In a bold new book, Making Climate Policy Work, climate policy experts Danny Cullenward and David Victor show how the politics of creating and maintaining market-based policies render them ineffective nearly everywhere they have been applied. Reforms can help around the margins, but markets’ problems are structural and won’t disappear with increasing demand for climate solutions. Facing that reality requires relying more heavily on smart regulation and industrial policy – government-led strategies – to catalyse the transformation that markets promise, but rarely deliver.
This online book launch interrogates the track record of market-based climate policies to date and examines their role moving forward.
“I have spent my career trying to answer the question posed by Cullenward and Victor – how to make climate policy work. This book provides a compelling answer: the deep decarbonisation the world needs will only be achieved when governments commit to a vision of transformation that all actors can work towards.”
Laurence Tubiana, CEO of the European Climate Foundation (ECF), Founder of IDDRI
- Chair: Thomas Hale
- Opening remarks: Cameron Hepburn
- Authors: David Victor and Danny Cullenward
- Discussant: Sugandha Srivastav
This event is co-hosted with the Smith School of Enterprise and the Environment, and the Institute for New Economic Thinking at the Oxford Martin School.

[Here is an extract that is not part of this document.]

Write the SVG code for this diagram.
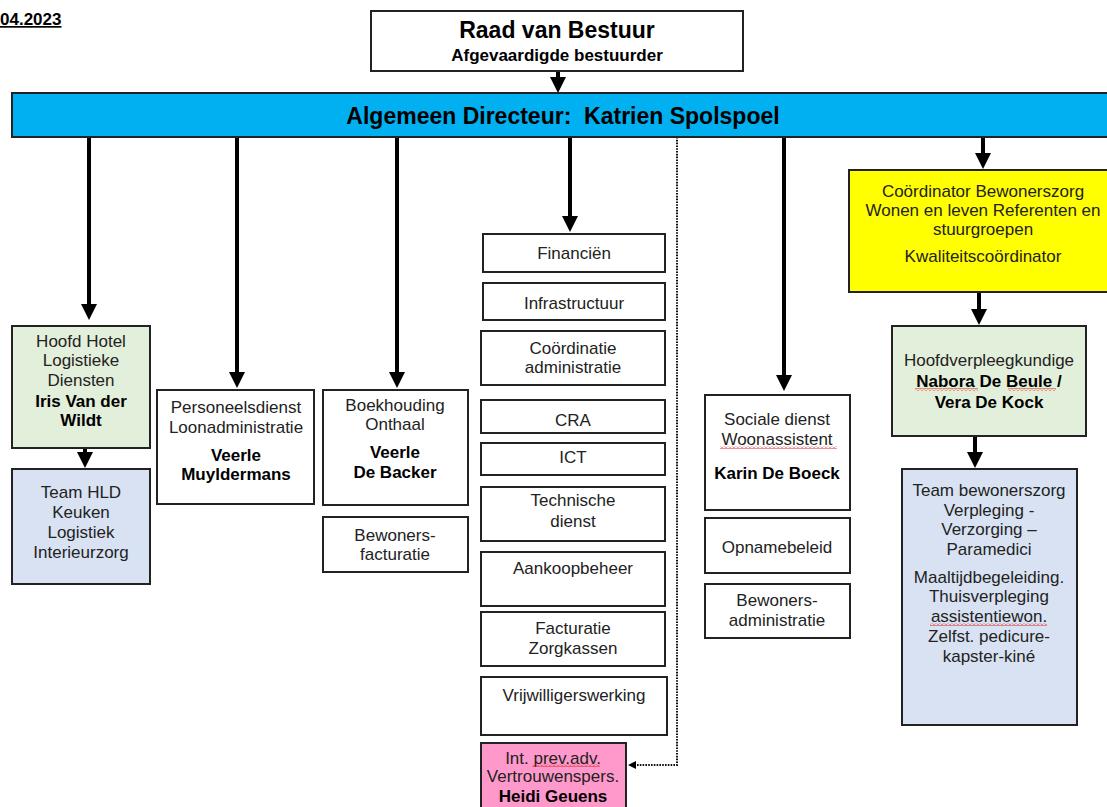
<svg xmlns="http://www.w3.org/2000/svg" width="1107" height="807" viewBox="0 0 1107 807">
<defs>
<style>
text{font-family:"Liberation Sans",Arial,sans-serif;font-size:17px;fill:#222;text-anchor:middle}
.b{font-weight:bold;fill:#000}
.box{stroke:#222;stroke-width:2;fill:#fff}
.green{fill:#e2efda}
.lblue{fill:#d9e2f3}
.yellow{fill:#ffff00}
.pink{fill:#ff99cc}
.conn{stroke:#000;stroke-width:4;fill:none;marker-end:url(#ah)}
.dot{stroke:#111;stroke-width:2;stroke-dasharray:1.6 1.2;fill:none;marker-end:url(#ahs)}
.sq{fill:url(#squig)}
</style>
<marker id="ah" markerUnits="userSpaceOnUse" viewBox="0 0 16 16" markerWidth="16" markerHeight="16" refX="6" refY="8" orient="auto">
<path d="M0,0 L16,8 L0,16 z" fill="#000"/>
</marker>
<marker id="ahs" markerUnits="userSpaceOnUse" viewBox="0 0 8 8" markerWidth="8" markerHeight="8" refX="2" refY="4" orient="auto">
<path d="M0,0 L8,4 L0,8 z" fill="#000"/>
</marker>
<pattern id="squig" patternUnits="userSpaceOnUse" width="4" height="3">
<path d="M0,2.5 L2,0.5 L4,2.5" stroke="#e02020" stroke-width="1" fill="none"/>
</pattern>
</defs>
<rect width="1107" height="807" fill="#fff"/>

<text class="b" x="0" y="25" style="text-anchor:start;text-decoration:underline">04.2023</text>

<g id="connectors">
<path class="conn" d="M558,71 V83"/>
<path class="conn" d="M89,137 V310"/>
<path class="conn" d="M237,137 V378"/>
<path class="conn" d="M397,137 V378"/>
<path class="conn" d="M570,137 V222"/>
<path class="conn" d="M784,137 V381"/>
<path class="conn" d="M983,137 V159"/>
<path class="conn" d="M979,292 V315"/>
<path class="conn" d="M975,436 V458"/>
<path class="conn" d="M85,448 V458"/>
<path class="dot" d="M677,137 V765 H634"/>
</g>

<g id="raad">
<rect class="box" x="371" y="11" width="372" height="60"/>
<text class="b" x="557" y="38" style="font-size:23px">Raad van Bestuur</text>
<text class="b" x="557" y="61">Afgevaardigde bestuurder</text>
</g>

<g id="directeur">
<rect class="box" x="12" y="93" width="1100" height="44" style="fill:#00b0f0"/>
<text class="b" x="563" y="124" style="font-size:23px" xml:space="preserve">Algemeen Directeur:  Katrien Spolspoel</text>
</g>

<g id="hoofd-hotel">
<rect class="box green" x="12" y="326" width="138" height="122"/>
<text x="81" y="347">Hoofd Hotel</text>
<text x="81" y="366">Logistieke</text>
<text x="81" y="386">Diensten</text>
<text class="b" x="81" y="407">Iris Van der</text>
<text class="b" x="81" y="426">Wildt</text>
</g>

<g id="team-hld">
<rect class="box lblue" x="12" y="469" width="138" height="115"/>
<text x="81" y="498">Team HLD</text>
<text x="81" y="518">Keuken</text>
<text x="81" y="538">Logistiek</text>
<text x="81" y="558">Interieurzorg</text>
</g>

<g id="personeelsdienst">
<rect class="box" x="157" y="390" width="157" height="114"/>
<text x="236" y="413">Personeelsdienst</text>
<text x="236" y="433">Loonadministratie</text>
<text class="b" x="236" y="461">Veerle</text>
<text class="b" x="236" y="480">Muyldermans</text>
</g>

<g id="boekhouding">
<rect class="box" x="323" y="390" width="145" height="115"/>
<text x="395" y="411">Boekhouding</text>
<text x="395" y="430">Onthaal</text>
<text class="b" x="395" y="458">Veerle</text>
<text class="b" x="395" y="478">De Backer</text>
</g>

<g id="bewoners-facturatie">
<rect class="box" x="323" y="517" width="145" height="55"/>
<text x="395" y="541">Bewoners-</text>
<text x="395" y="560">facturatie</text>
</g>

<g id="financien">
<rect class="box" x="483" y="234" width="182" height="38"/>
<text x="574" y="259">Financiën</text>
</g>
<g id="infrastructuur">
<rect class="box" x="483" y="283" width="182" height="37"/>
<text x="574" y="309">Infrastructuur</text>
</g>
<g id="coordinatie">
<rect class="box" x="481" y="331" width="184" height="54"/>
<text x="573" y="354">Coördinatie</text>
<text x="573" y="373">administratie</text>
</g>
<g id="cra">
<rect class="box" x="481" y="400" width="184" height="33"/>
<text x="573" y="426">CRA</text>
</g>
<g id="ict">
<rect class="box" x="481" y="443" width="184" height="32"/>
<text x="573" y="463">ICT</text>
</g>
<g id="technische-dienst">
<rect class="box" x="481" y="487" width="184" height="54"/>
<text x="573" y="506">Technische</text>
<text x="573" y="527">dienst</text>
</g>
<g id="aankoopbeheer">
<rect class="box" x="481" y="552" width="184" height="54"/>
<text x="573" y="574">Aankoopbeheer</text>
</g>
<g id="facturatie-zorgkassen">
<rect class="box" x="481" y="612" width="184" height="54"/>
<text x="573" y="634">Facturatie</text>
<text x="573" y="654">Zorgkassen</text>
</g>
<g id="vrijwilligerswerking">
<rect class="box" x="481" y="677" width="186" height="58"/>
<text x="574" y="701">Vrijwilligerswerking</text>
</g>
<g id="int-prev">
<rect class="box pink" x="481" y="743" width="145" height="70"/>
<text x="553" y="764">Int. prev.adv.</text>
<rect class="sq" x="532" y="764" width="68" height="3"/>
<text x="553" y="782">Vertrouwenspers.</text>
<text class="b" x="553" y="802">Heidi Geuens</text>
</g>

<g id="sociale-dienst">
<rect class="box" x="705" y="395" width="145" height="115"/>
<text x="777" y="425">Sociale dienst</text>
<text x="777" y="445">Woonassistent</text>
<rect class="sq" x="720" y="446" width="117" height="3"/>
<text class="b" x="777" y="479">Karin De Boeck</text>
</g>
<g id="opnamebeleid">
<rect class="box" x="705" y="518" width="145" height="55"/>
<text x="777" y="553">Opnamebeleid</text>
</g>
<g id="bewoners-administratie">
<rect class="box" x="705" y="584" width="145" height="54"/>
<text x="777" y="606">Bewoners-</text>
<text x="777" y="626">administratie</text>
</g>

<g id="coordinator">
<rect class="box yellow" x="849" y="170" width="270" height="122"/>
<text x="983" y="197">Coördinator Bewonerszorg</text>
<text x="983" y="216">Wonen en leven Referenten en</text>
<text x="983" y="235">stuurgroepen</text>
<text x="983" y="262">Kwaliteitscoördinator</text>
</g>

<g id="hoofdverpleegkundige">
<rect class="box green" x="892" y="326" width="194" height="110"/>
<text x="989" y="366">Hoofdverpleegkundige</text>
<text class="b" x="989" y="387">Nabora De Beule /</text>
<rect class="sq" x="915" y="388" width="63" height="3"/>
<rect class="sq" x="1008" y="388" width="48" height="3"/>
<text class="b" x="989" y="408">Vera De Kock</text>
</g>

<g id="team-bewonerszorg">
<rect class="box lblue" x="902" y="469" width="175" height="256"/>
<text x="989" y="496">Team bewonerszorg</text>
<text x="989" y="516">Verpleging -</text>
<text x="989" y="535">Verzorging –</text>
<text x="989" y="555">Paramedici</text>
<text x="989" y="583">Maaltijdbegeleiding.</text>
<text x="989" y="602">Thuisverpleging</text>
<text x="989" y="622">assistentiewon.</text>
<rect class="sq" x="930" y="623" width="117" height="3"/>
<text x="989" y="642">Zelfst. pedicure-</text>
<text x="989" y="662">kapster-kiné</text>
</g>
</svg>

Please note: This event takes place online via Zoom and will be streamed live on Youtube. Please register via the form below and you will receive an email with joining instructions closer to the event date.
About the speakers
Danny Cullenward is an energy economist and lawyer working on the design and implementation of scientifically grounded climate policy. He is the Policy Director at CarbonPlan and the California Senate’s appointee on the Independent Emissions Market Advisory Committee, which is charged with reviewing California’s cap-and-trade program. Danny serves on the Berkeley Energy & Resources Collaborative (BERC) advisory board and previously taught climate policy at UC Berkeley. In addition to his public interest administrative law practice, he has represented environmental scientists as amici in the Ninth Circuit Court of Appeals and US Supreme Court. Danny holds a JD from Stanford Law School and a PhD in Environment and Resources (E-IPER) from Stanford University, where he earned his MS in Management Science and Engineering and a BS with Honors in Earth Systems.

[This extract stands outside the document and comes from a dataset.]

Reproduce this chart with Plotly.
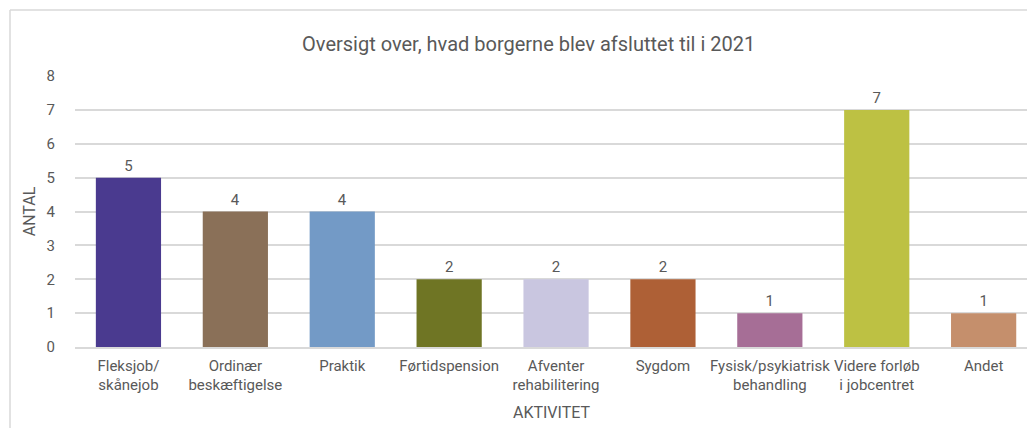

David Victor is a professor of industrial organisation and innovation at the School of Global Policy and Strategy at UC San Diego. He is a director of the campus-wide Deep Decarbonization Initiative, which focuses on real world strategies for bringing the world to nearly zero emissions of warming gases. Victor is also an adjunct professor in Climate, Atmospheric Science and Physical Oceanography at the Scripps Institution of Oceanography and a professor (by courtesy) in Mechanical and Aerospace Engineering. Prior to joining the faculty at UC San Diego, Victor was a professor at Stanford Law School where he taught energy and environmental law. He is also co-Chair of The Brookings Institution’s Initiative on Energy and Climate. His PhD is from the Massachusetts Institute of Technology and AB from Harvard University.

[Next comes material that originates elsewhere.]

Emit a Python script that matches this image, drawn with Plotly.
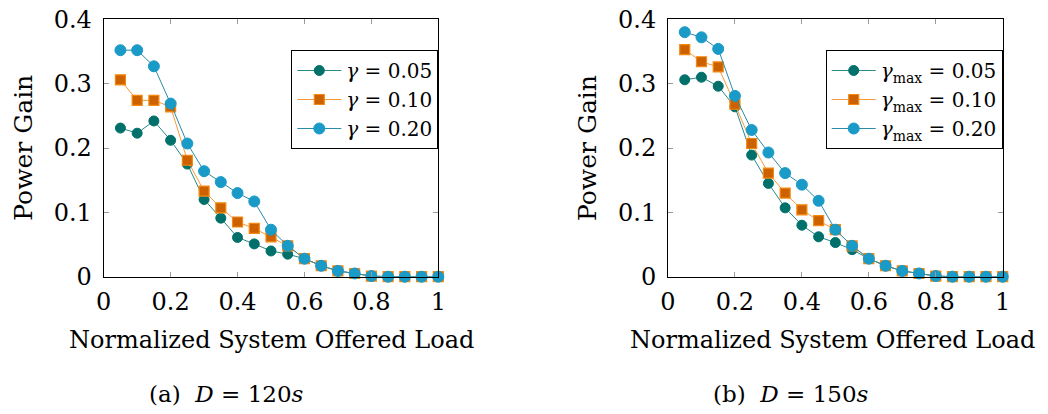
import plotly.graph_objects as go

load = [0.05, 0.10, 0.15, 0.20, 0.25, 0.30, 0.35, 0.40, 0.45, 0.50,
        0.55, 0.60, 0.65, 0.70, 0.75, 0.80, 0.85, 0.90, 0.95, 1.00]

# (a) D = 120s
a_g005 = [0.231, 0.223, 0.242, 0.212, 0.175, 0.120, 0.091, 0.061, 0.051, 0.040,
          0.035, 0.028, 0.017, 0.009, 0.005, 0.001, 0.0, 0.0, 0.0, 0.0]
a_g010 = [0.306, 0.274, 0.274, 0.264, 0.181, 0.133, 0.107, 0.085, 0.075, 0.062,
          0.048, 0.028, 0.017, 0.009, 0.005, 0.001, 0.0, 0.0, 0.0, 0.0]
a_g020 = [0.352, 0.352, 0.327, 0.269, 0.207, 0.164, 0.147, 0.130, 0.117, 0.073,
          0.048, 0.028, 0.017, 0.009, 0.005, 0.001, 0.0, 0.0, 0.0, 0.0]

# (b) D = 150s
b_g005 = [0.306, 0.310, 0.296, 0.264, 0.189, 0.145, 0.107, 0.080, 0.062, 0.053,
          0.042, 0.028, 0.017, 0.009, 0.005, 0.001, 0.0, 0.0, 0.0, 0.0]
b_g010 = [0.353, 0.334, 0.326, 0.268, 0.207, 0.161, 0.130, 0.104, 0.087, 0.073,
          0.048, 0.028, 0.017, 0.009, 0.005, 0.001, 0.0, 0.0, 0.0, 0.0]
b_g020 = [0.380, 0.372, 0.354, 0.281, 0.228, 0.193, 0.161, 0.143, 0.118, 0.073,
          0.048, 0.028, 0.017, 0.009, 0.005, 0.001, 0.0, 0.0, 0.0, 0.0]

labels_a = ["<i>γ</i> = 0.05", "<i>γ</i> = 0.10", "<i>γ</i> = 0.20"]
labels_b = ["<i>γ</i><sub>max</sub> = 0.05", "<i>γ</i><sub>max</sub> = 0.10",
            "<i>γ</i><sub>max</sub> = 0.20"]

x_ticks = [0, 0.2, 0.4, 0.6, 0.8, 1]
x_tick_text = ["0", "0.2", "0.4", "0.6", "0.8", "1"]
y_ticks = [0, 0.1, 0.2, 0.3, 0.4]
y_tick_text = ["0", "0.1", "0.2", "0.3", "0.4"]

x_title = "Normalized System Offered Load"
y_title = "Power Gain"
captions = ["(a)  <i>D</i> = 120<i>s</i>", "(b)  <i>D</i> = 150<i>s</i>"]

FONT = "DejaVu Serif"
FS = 24
styles = [
    dict(line=dict(color="#2a8a86", width=1),
         marker=dict(symbol="circle", size=10, color="#00706b",
                     line=dict(color="#00706b", width=1))),
    dict(line=dict(color="#f59a3c", width=1),
         marker=dict(symbol="square", size=10, color="#cc6100",
                     line=dict(color="#f5890f", width=1.2))),
    dict(line=dict(color="#2a8aa8", width=1),
         marker=dict(symbol="circle", size=11, color="#1a9bc7",
                     line=dict(color="#1a9bc7", width=1))),
]

fig = go.Figure()
for i, (ys, lab) in enumerate(zip([a_g005, a_g010, a_g020], labels_a)):
    fig.add_trace(go.Scatter(x=load, y=ys, mode="lines+markers", name=lab,
                             xaxis="x", yaxis="y", legend="legend",
                             cliponaxis=False, **styles[i]))
for i, (ys, lab) in enumerate(zip([b_g005, b_g010, b_g020], labels_b)):
    fig.add_trace(go.Scatter(x=load, y=ys, mode="lines+markers", name=lab,
                             xaxis="x2", yaxis="y2", legend="legend2",
                             cliponaxis=False, **styles[i]))

# page body has an 8px margin: figure is offset by (8, 8) in the window;
# keep the page no taller than the window so no scrollbar appears
OFF = 8
W, H = 1048 - OFF, 414 - 2 * OFF

def px(x):
    return (x - OFF) / W

def py(y):
    return (H - (y - OFF)) / H

TOP, BOT = 19.3, 276.7
ydom = [py(BOT), py(TOP)]
panels = [(103.7, 438.3), (668.0, 1002.7)]

def xaxis(l, r, anchor):
    return dict(domain=[px(l), px(r)], anchor=anchor, range=[0, 1],
                tickvals=x_ticks, ticktext=x_tick_text, ticks="inside",
                ticklen=5, tickcolor="#9a9a9a", showline=True,
                linecolor="black", linewidth=1, mirror="ticks",
                showgrid=False, zeroline=False, automargin=False,
                ticklabelstandoff=3, ticklabeloverflow="allow",
                tickfont=dict(family=FONT, size=FS, color="black"))

def yaxis(anchor):
    return dict(domain=ydom, anchor=anchor, range=[0, 0.4], tickvals=y_ticks,
                ticktext=y_tick_text, ticks="inside", ticklen=5,
                tickcolor="#9a9a9a", showline=True, linecolor="black",
                linewidth=1, mirror="ticks", showgrid=False, zeroline=False,
                automargin=False, ticklabelstandoff=6,
                ticklabeloverflow="allow",
                tickfont=dict(family=FONT, size=FS, color="black"))

legend_common = dict(bgcolor="white", bordercolor="black", borderwidth=1,
                     font=dict(family=FONT, size=20, color="black"),
                     xanchor="right", yanchor="top", tracegroupgap=0,
                     itemwidth=44)

annotations = []
cap_centers = [226, 791]
title_centers = [(panels[0][0] + panels[0][1]) / 2, 832]
for (l, r), cap, cc, tc in zip(panels, captions, cap_centers, title_centers):
    annotations.append(dict(text=x_title, x=px(tc), y=py(340),
                            xref="paper", yref="paper", showarrow=False,
                            xanchor="center", yanchor="middle",
                            font=dict(family=FONT, size=24, color="black")))
    annotations.append(dict(text=y_title, x=px(l - 81), y=py(148),
                            xref="paper", yref="paper", showarrow=False,
                            textangle=-90, xanchor="center", yanchor="middle",
                            font=dict(family=FONT, size=25, color="black")))
    annotations.append(dict(text=cap, x=px(cc), y=py(394),
                            xref="paper", yref="paper", showarrow=False,
                            xanchor="center", yanchor="middle",
                            font=dict(family=FONT, size=23, color="black")))

fig.update_layout(
    width=W, height=H,
    margin=dict(l=0, r=0, t=0, b=0),
    paper_bgcolor="white", plot_bgcolor="white",
    xaxis=xaxis(*panels[0], "y"),
    yaxis=yaxis("x"),
    xaxis2=xaxis(*panels[1], "y2"),
    yaxis2=yaxis("x2"),
    legend=dict(x=px(panels[0][1]), y=py(50), **legend_common),
    legend2=dict(x=px(panels[1][1]), y=py(50), **legend_common),
    annotations=annotations,
)

fig.write_html("out.html")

Sugandha Srivastav is a DPhil candidate in Environmental Economics at the University of Oxford, supervised by Cameron Hepburn. Her research focuses on the drivers of the low-carbon energy transition, using applied econometrics, public finance and environmental economics to answer questions around steering innovation towards the social good. Sugandha previously worked as an environmental economist at Vivid Economics in London and, prior to that, as a trade economist at ICRIER in New Delhi. She has worked with governments, international organisations and private firms to advise on various aspects of climate policy. Sugandha is also doing research into the political economy of energy transitions, focusing on the role of incumbents and inertia in policymaking.